Uma primeira e mais evidente virtude do CD é o timbre aveludado e delicado da voz de Juliana, que se mantém sempre firme e precisa em sua divisão musical. Seja no samba sincopado, no samba-choro, no maxixe ou nas raias do samba romântico. Aos 18 anos, a moça chega para dividir espaço com jovens artistas como Dorina e Tereza Cristina, pelo que as três têm de maciez e força no cantar. Se a música brasileira passou algum tempo revelando cantoras de apurada e elitizada formação vocal - muitas vezes com cursos e mais cursos no exterior -, essa trindade da qual faz parte Juliana vem resgatar um canto mais espontâneo e livre. Mais do que cantoras ''de'' samba, as três são cantoras que vêm ''do'' samba.

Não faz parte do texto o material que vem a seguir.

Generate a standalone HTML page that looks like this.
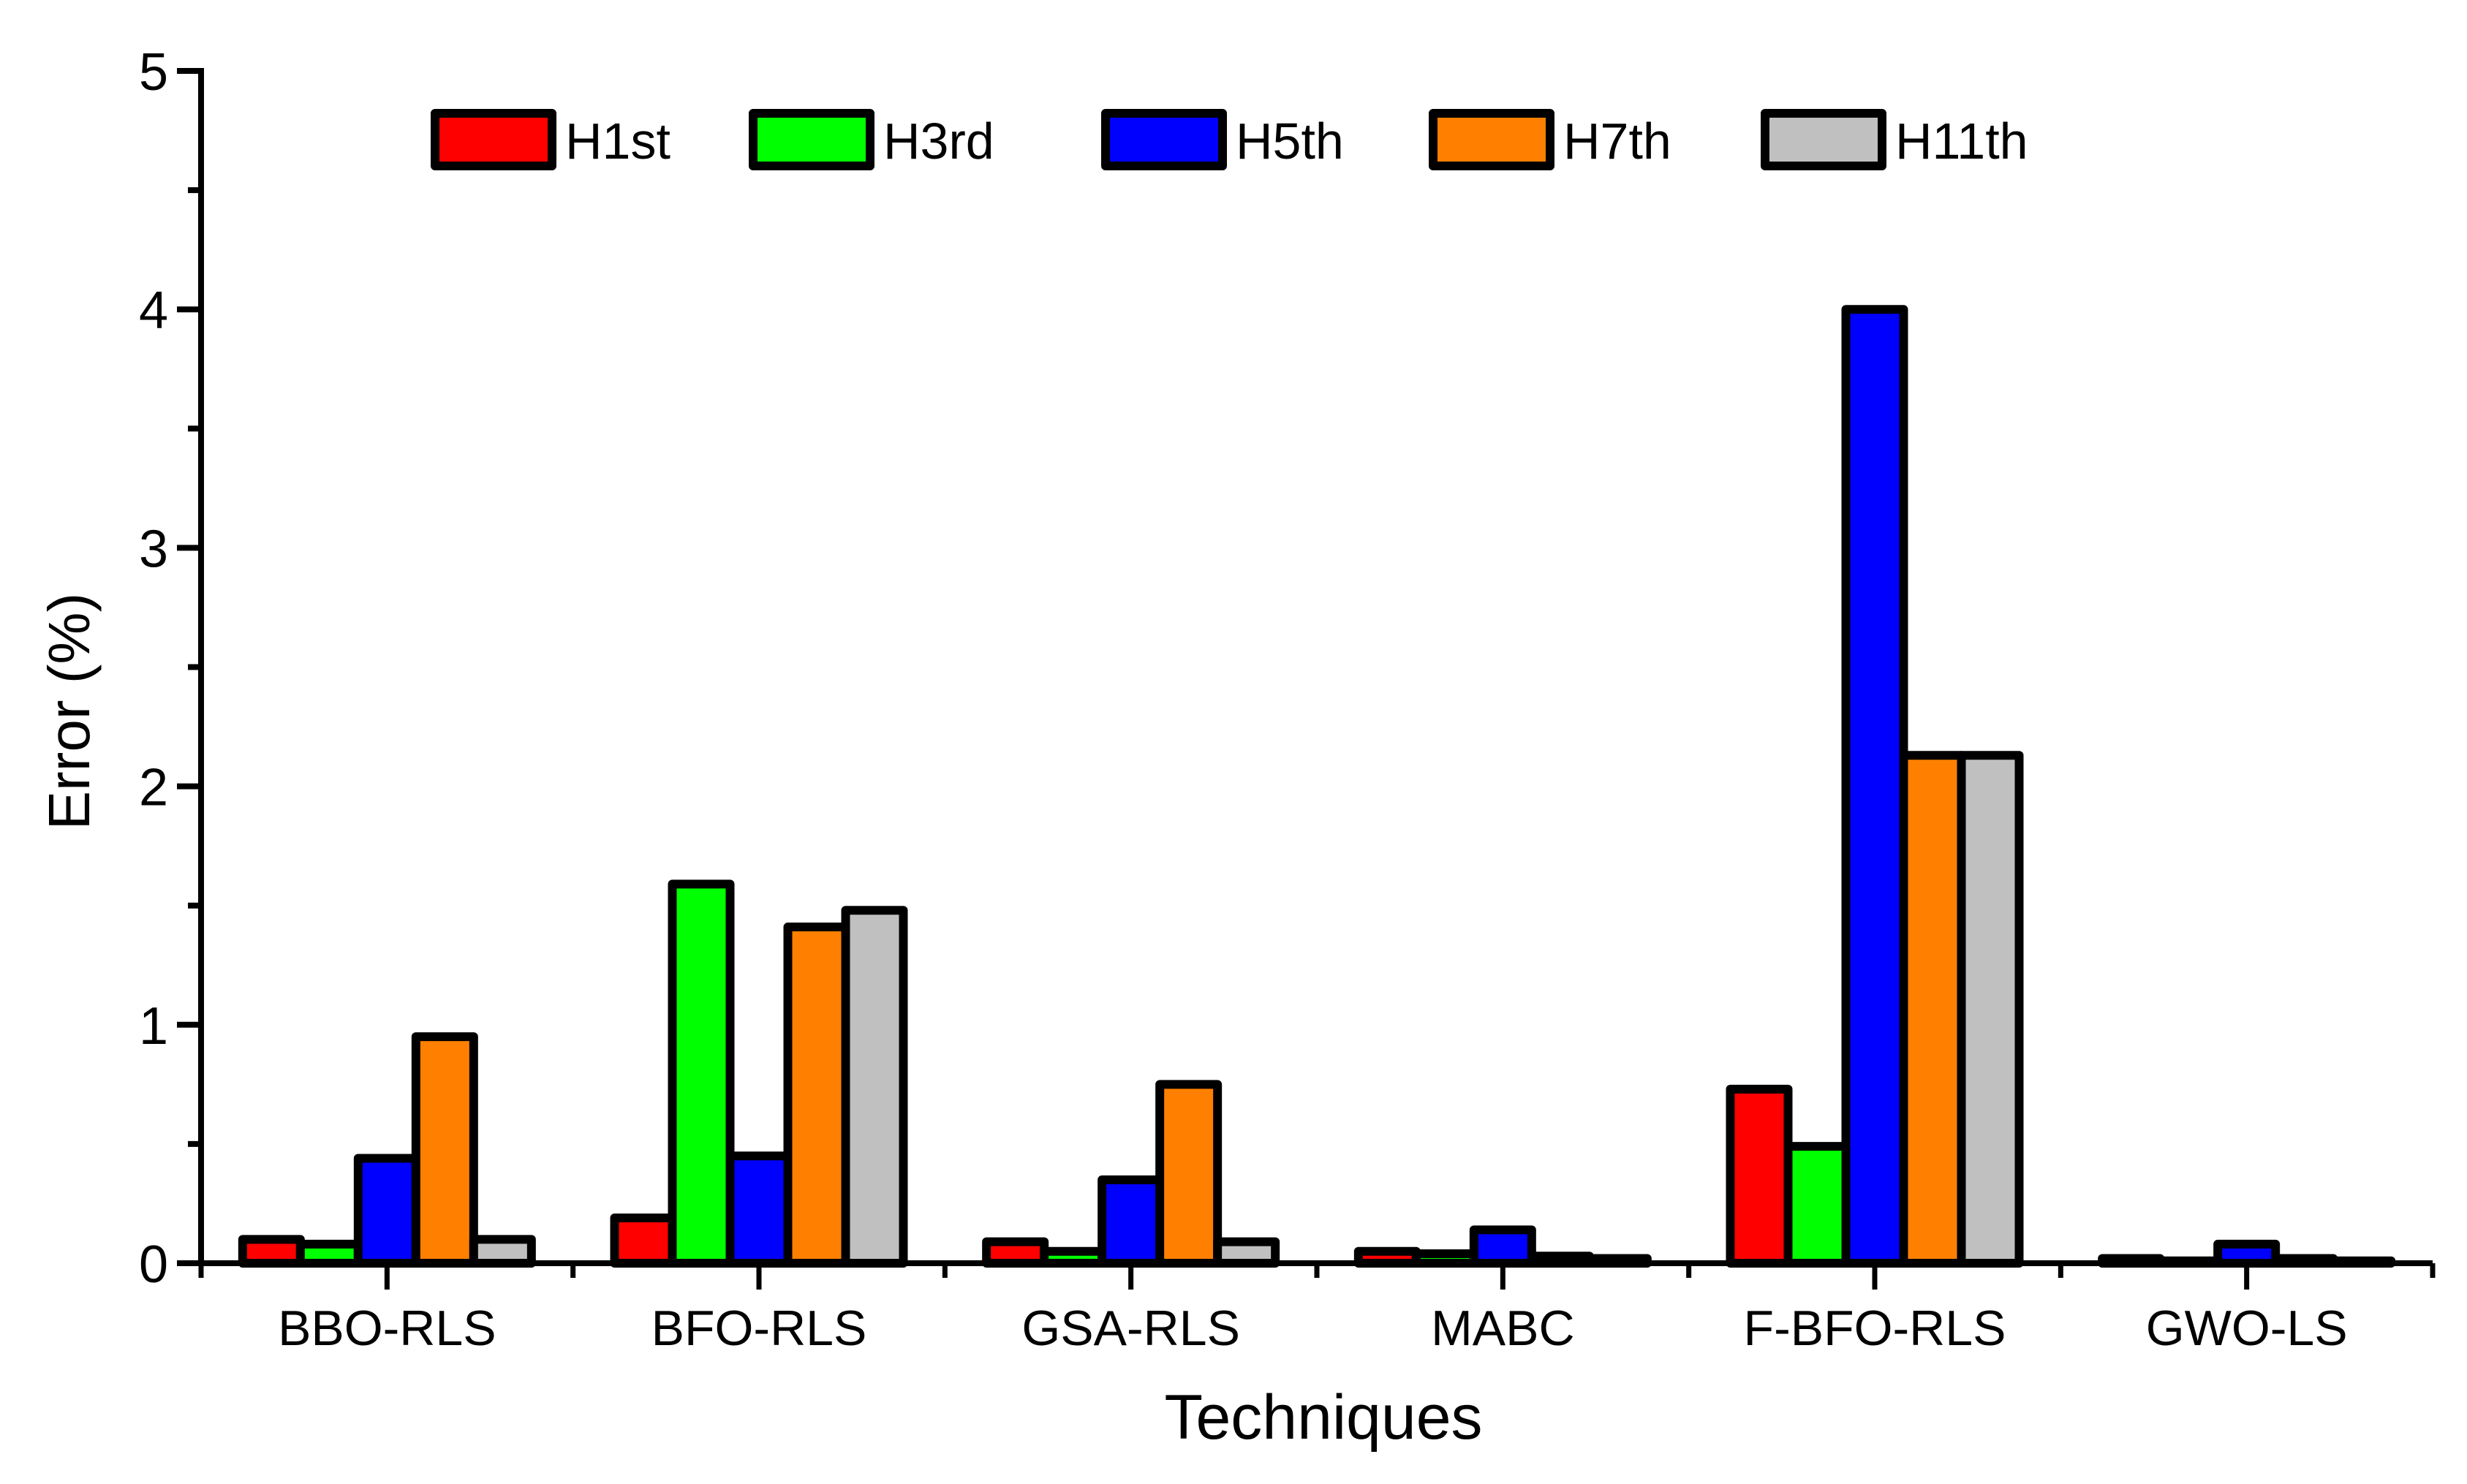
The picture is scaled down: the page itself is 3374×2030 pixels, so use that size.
<!DOCTYPE html>
<html><head><meta charset="utf-8"><style>
html,body{margin:0;padding:0;background:#fff;}
svg{display:block;font-family:"Liberation Sans",Arial,sans-serif;}
</style></head><body>
<svg id="chart" width="3374" height="2030" viewBox="0 0 3374 2030" xmlns="http://www.w3.org/2000/svg">
<g id="plot"></g>
</svg>
<script>
const categories = ["BBO-RLS","BFO-RLS","GSA-RLS","MABC","F-BFO-RLS","GWO-LS"];
const seriesNames = ["H1st","H3rd","H5th","H7th","H11th"];
const seriesColors = ["#ff0000","#00ff00","#0000ff","#ff8000","#c0c0c0"];
const h1st = [0.10,0.19,0.09,0.05,0.73,0.02];
const h3rd = [0.08,1.59,0.05,0.04,0.49,0.01];
const h5th = [0.44,0.45,0.35,0.14,4.00,0.08];
const h7th = [0.95,1.41,0.75,0.03,2.13,0.02];
const h11th = [0.10,1.48,0.09,0.02,2.13,0.01];
const yTicks = [0,1,2,3,4,5];
const series = [h1st,h3rd,h5th,h7th,h11th];

const NS="http://www.w3.org/2000/svg";
const svg=document.getElementById('plot');
const X0=275, X1=3327, Y0=1728, Y5=97;
const catW=(X1-X0)/categories.length;
const barW=79;
function yScale(v){return Y0-(v/5)*(Y0-Y5);}
function xCenter(i){return X0+catW*(i+0.5);}
function mk(tag,attrs){const e=document.createElementNS(NS,tag);for(const k in attrs)e.setAttribute(k,attrs[k]);svg.appendChild(e);return e;}

series.forEach((s,si)=>{
  s.forEach((v,ci)=>{
    const x=xCenter(ci)-2.5*barW+si*barW;
    const y=yScale(v);
    const r=mk('rect',{x:x,y:y,width:barW,height:Math.max(Y0-y,0.5),fill:seriesColors[si],stroke:'#000','stroke-width':12,'stroke-linejoin':'round'});
    
    
  });
});

let a=mk('line',{x1:X0,y1:Y0,x2:X1,y2:Y0,stroke:'#000','stroke-width':8});


a=mk('line',{x1:X0,y1:Y0+4,x2:X0,y2:Y5-4,stroke:'#000','stroke-width':8});



yTicks.forEach(t=>{
  const y=yScale(t);
  const l=mk('line',{x1:X0-33,y1:y,x2:X0,y2:y,stroke:'#000','stroke-width':8});
  
  
  const tx=mk('text',{x:X0-45,y:y+26,'font-size':72,'text-anchor':'end',fill:'#000'});
  tx.textContent=t;
  
  
  if(t<5){
    const ym=yScale(t+0.5);
    const m=mk('line',{x1:X0-18,y1:ym,x2:X0,y2:ym,stroke:'#000','stroke-width':8});
    
    
  }
});

categories.forEach((c,i)=>{
  const x=xCenter(i);
  const l=mk('line',{x1:x,y1:Y0,x2:x,y2:Y0+36,stroke:'#000','stroke-width':7});
  
  
  const tx=mk('text',{x:x,y:1840,'font-size':68,'text-anchor':'middle',fill:'#000'});
  tx.textContent=c;
  
  
});
for(let i=0;i<=categories.length;i++){
  const x=X0+catW*i;
  const m=mk('line',{x1:x,y1:Y0,x2:x,y2:Y0+20,stroke:'#000','stroke-width':7});
  
  
}

let t=mk('text',{x:1810,y:1968,'font-size':86,'text-anchor':'middle',fill:'#000'});
t.textContent='Techniques';


t=mk('text',{x:0,y:0,'font-size':80,'text-anchor':'middle',fill:'#000',transform:'translate(122,973) rotate(-90)'});
t.textContent='Error (%)';



const legX=[595,1030,1512,1960,2414];
seriesNames.forEach((n,i)=>{
  const r=mk('rect',{x:legX[i],y:155,width:160,height:72,fill:seriesColors[i],stroke:'#000','stroke-width':12,'stroke-linejoin':'round'});
  
  
  const tx=mk('text',{x:legX[i]+178,y:217,'font-size':70,fill:'#000'});
  tx.textContent=n;
  
  
});
</script>
</body></html>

Uma outra virtude do CD é o fato de Juliana conseguir transitar, sem afetação nem ortodoxia, por diferentes gerações do samba. A produção é do veterano Rildo Hora e de Zeca Pagodinho, que apadrinhou a moça e cedeu uma música para o disco (a romântica ''Nunca mais ter que sentir saudade'', parceria com Jorge Aragão). Zeca e Rildo, que também assina a composição de uma das faixas do CD (''Para ficar''), são de uma geração de compositores formada por nomes como Arlindo Cruz, Sombrinha, Luiz Carlos da Vila e Claudio Jorge, que aparecem em diferentes momentos do disco (como ''Princípio do Infinito'', de Claudio e Luiz Carlos; ''Ares do Céu'', de Sombrinha, Sombra e Jotabê; e ''Nos braços da batucada'', do prolífico Arlindo).
Dessa geração, cuja matriz foi o bloco carnavalesco do Cacique de Ramos, também faz parte Mauro Diniz, pai de Juliana. Em 2003, Mauro apresentou a filha cantora em seu (primoroso) Apoteose ao samba, disco em que Juliana, então com apenas 16 anos, dividia com o pai os vocais de ''Alvorecer'', de Dona Ivone Lara e Délcio Carvalho. A faixa foi reproduzida nesse CD de estréia de Juliana. Da dupla, ela ainda grava ''Nasci para Sonhar e Cantar'', onde reafirma sua grande extensão vocal e o tom lírico de suas inflexões. Além de Dona Ivone, a velha guarda do samba é representada no CD por Monarco e Alcino Correia (''Beijo na Boca'') e por Manacéa (baluarte portelense autor da belíssima ''Amor Proibido'').
Da nova geração, Juliana grava Dudu, filho de Zeca e autor de ''Apelido Carinhoso''; e a dupla brasiliense Caio e Milena Tibúrcio (''Não complica''). Grava também Marisa Monte, sua principal referência vocal para além da fonte familiar. Dela, Juliana registra ''Eu sonhei com você'', parceria de Marisa, Arnaldo Antunes e Mauro Diniz. ''Eu quero voltar a escutar/ Dos seus lábios, galáxias dizendo que sim'', diz a feliz letra de Arnaldo. Pairando atemporal sobre as três gerações contempladas no disco, Paulinho da Viola presenteia Juliana com ''Coração aos saltos'', um samba-gafieira que mostra que o sambista está em plena forma como compositor.
Ao invés de engessar ou confundir o sentido geral do CD, esses diferentes extratos de samba fazem do disco uma calorosa celebração da alegria e do romantismo. E prova como o bom samba mantém seu frescor em qualquer época. Em especial, se embalado por uma grande voz como a de Juliana. A árvore frondosa da melhor música brasileira continua dando ótimos frutos. Que assim seja por muito tempo.